Au début de ma carrière, j’ai commencé à travailler pour des franchises de façon croissante. Je sais gérer la pression assez bien. Et habituellement quand j’ai des insécurités artistiques à ce niveau-là ça dépend de l’écrivain. J’ai travaillé avec Alan Moore chez DC et mes premières pages étaient un peu nerveuses parce ce que c’était Alan Moore. Même chose avec Batman Inc., même si je connaissais Grant avant et qu’on avait travaillé ensemble. Mais comme c’était le premier numéro de Batman, je sentais qu’il y avait une certaine attente de DC à ce moment-là. Dans le cas de Swamp Thing, personne ne l’attendait vraiment. J’avais des idées très précises de ce que je voulais faire avec et je savais que personne n’attendait quoi que ce soit de la série. J’avais beaucoup de plus de liberté qu’avec Batman.


Swamp Thing
a eu un succès croissant auprès des lecteurs. Vous y attendiez-vous ?
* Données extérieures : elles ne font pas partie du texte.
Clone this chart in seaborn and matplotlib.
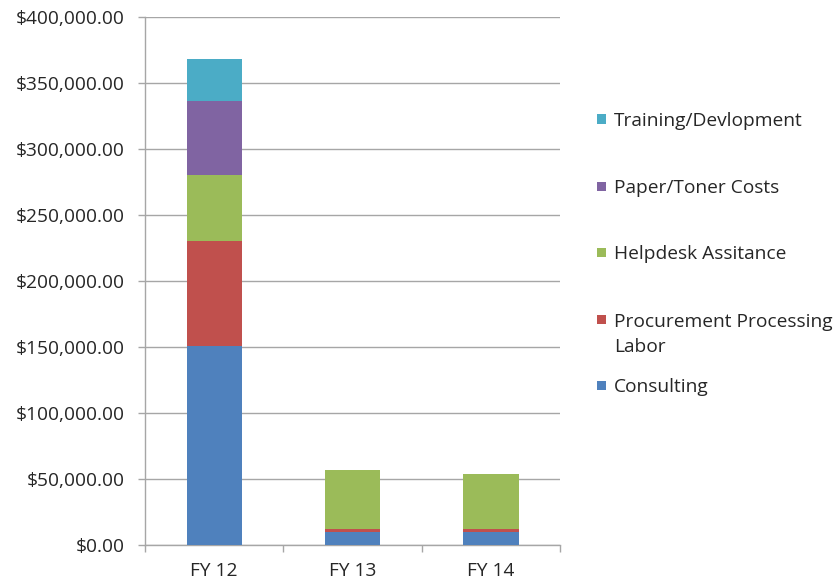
import matplotlib
matplotlib.use("Agg")
import matplotlib.pyplot as plt
from matplotlib.patches import Rectangle
from matplotlib.ticker import FuncFormatter, FixedLocator
import numpy as np
import pandas as pd
import seaborn as sns

years = ["FY 12", "FY 13", "FY 14"]
series = ["Consulting", "Procurement Processing\nLabor", "Helpdesk Assitance",
          "Paper/Toner Costs", "Training/Devlopment"]
consulting = [151000, 9500, 9500]
procurement = [79500, 2500, 2500]
helpdesk = [50000, 45000, 41700]
paper_toner = [55500, 0, 0]
training = [32000, 0, 0]
colors = ["#4F81BD", "#C0504D", "#9BBB59", "#8064A2", "#4BACC6"]

values = [consulting, procurement, helpdesk, paper_toner, training]
cumulative = np.cumsum(np.array(values, dtype=float), axis=0)

sns.set_theme(style="white")
plt.rcParams["font.family"] = ["Open Sans", "DejaVu Sans"]

W, H = 835, 585
fig = plt.figure(figsize=(W / 100, H / 100), dpi=100)
ax = fig.add_axes([145 / W, 1 - 545 / H, 415 / W, 528 / H])

# stacked bars: draw the running totals from the top layer down
for i in range(len(series) - 1, -1, -1):
    df = pd.DataFrame({"year": years, "total": cumulative[i]})
    sns.barplot(data=df, x="year", y="total", color=colors[i], width=0.4,
                saturation=1, edgecolor="none", linewidth=0, ax=ax, zorder=3)

ax.set_xlim(-0.5, 2.5)
ax.set_ylim(0, 400000)
ax.set_yticks(np.arange(0, 400001, 50000))
ax.yaxis.set_major_formatter(FuncFormatter(lambda v, p: f"${v:,.2f}"))
ax.set_xlabel("")
ax.set_ylabel("")

grey = "#A6A6A6"
ax.yaxis.grid(True, color=grey, linewidth=1.0, zorder=0)
ax.xaxis.grid(False)
for side in ["top", "right"]:
    ax.spines[side].set_visible(False)
for side in ["left", "bottom"]:
    ax.spines[side].set_color(grey)
    ax.spines[side].set_linewidth(1.0)

text_color = "#262626"
fs = 13.8
ax.tick_params(axis="y", which="major", length=5, width=1, color=grey,
               labelsize=fs, labelcolor=text_color, pad=9.5, left=True)
ax.tick_params(axis="x", which="major", length=0, labelsize=fs,
               labelcolor=text_color, pad=12)
ax.xaxis.set_minor_locator(FixedLocator([-0.5, 0.5, 1.5, 2.5]))
ax.tick_params(axis="x", which="minor", length=5, width=1, color=grey,
               bottom=True)

# legend on the right, top layer first; the marker sits on the first text line
legend_rows = [119, 186, 252, 319, 385]  # pixel rows of the entries, top to bottom
line_step = 26
for row, label, color in zip(legend_rows, series[::-1], colors[::-1]):
    fig.add_artist(Rectangle((597 / W, 1 - (row + 4.5) / H), 9 / W, 9 / H,
                             transform=fig.transFigure, facecolor=color,
                             edgecolor="none"))
    extra = label.count("\n") * line_step
    fig.text(614 / W, 1 - (row + 7 + extra) / H, label, ha="left",
             va="baseline", fontsize=fs, color=text_color, linespacing=1.52)

fig.savefig("out.png", dpi=100)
Je m’attendais un peu à un succès car je crois depuis longtemps en Swamp Thing. Pas forcément au personnage, mais depuis un certain temps, la passion du super-héros en spandex qui sauve les filles s’est essoufflée. Les super-héros ne sont pas mon genre de prédilection et Swamp Thing m’offrait la possibilité de faire de l’horreur poétique complètement différente de Flash. Je n’ai rien contre Francis Manapul et son Flash que j’aime beaucoup, mais c’est presque un autre genre littéraire. C’est comme si ça ouvrait la porte à autre chose que des super-héros  même si on interagit légèrement avec le reste de l’univers DC. C’est un genre beaucoup plus mature qui me ressemble beaucoup plus.

 Comment avez-vous approché ce personnage ?

Etrangement, Swamp Thing a été un élément important, charnière, de mon développement artistique. J’ai découvert Berni Wrightson avec les versions françaises de La foire aux monstres, une espèce d’album cartonné. J’avais accès à la bibliothèque locale et je lisais tout le matériel en français. J’y ai découvert Berni Wrightson et il est devenu presque instantanément mon artiste préféré et l’influence principale de mes premières années. Après, Swamp Thing est devenu mon livre de chevet pendant très longtemps. J’y ai pris plusieurs de mes valeurs en tant qu’artiste, à la fois en jouant sur les lumières, avec un amour de l’illustration classique.

Swamp Thing était donc une passion bien avant votre travail sur le projet de relaunch ?

Swamp Thing a été ma première passion en tant qu’artiste, et ma première passion littéraire a été les Swamp Thing d’Alan Moore qui m’ont démontré ce que pouvait être la bande dessinée plus largement, et pas seulement la bande dessinée américaine de super-héros qui peut être assez naïve. Il y a eu occasionnellement d’autres choses, mais c’est Alan Moore qui a fait exploser le cadre. Swamp Thing m’a revigoré, a renouvelé mon enthousiasme pour la bande dessinée nord-américaine. Maintenant c’est à moi de faire Swamp Thing. Et même quand je fais de la bande dessinée de super-héros plus standard, les racines de mes illustrations sont très classiques et Swamp Thing est plus dans cet univers-là. Ce n’est pas que Swamp Thing par Joe Madureira ne marcherait pas. Mais alors que tout le monde a dessiné Batman, qui peut être dessiné selon différents styles, Swamp Thing a toujours évolué dans un monde d’illustration graphique, luxuriant, classique, qui est mon monde graphique à moi aussi. C’est comme si je rentrais à la maison, c’est mon milieu. Quand on m’a proposé de faire Swamp Thing, j’ai senti cela non pas comme une pression comme mentionné plus haut, mais comme un honneur de participer à cet héritage. C’est pour ça que dans les premiers numéros j’ai mis les noms de ces artistes-là du passé qui m’ont influencé.

Avez-vous d’autres projets en dehors de Swamp Thing, ou restez-vous concentré dessus pour le moment ?

J’ai encore un an. Là je suis en train de travailler sur le cross-over avec Animal Man, qui m’emmène jusqu’au début de l’année prochaine. Ensuite, j’ai quelque chose d’autre de potentiel mais je ne peux pas en parler. C’est quelque chose qui m’excite mais on verra. C’est intéressant, c’est un autre format.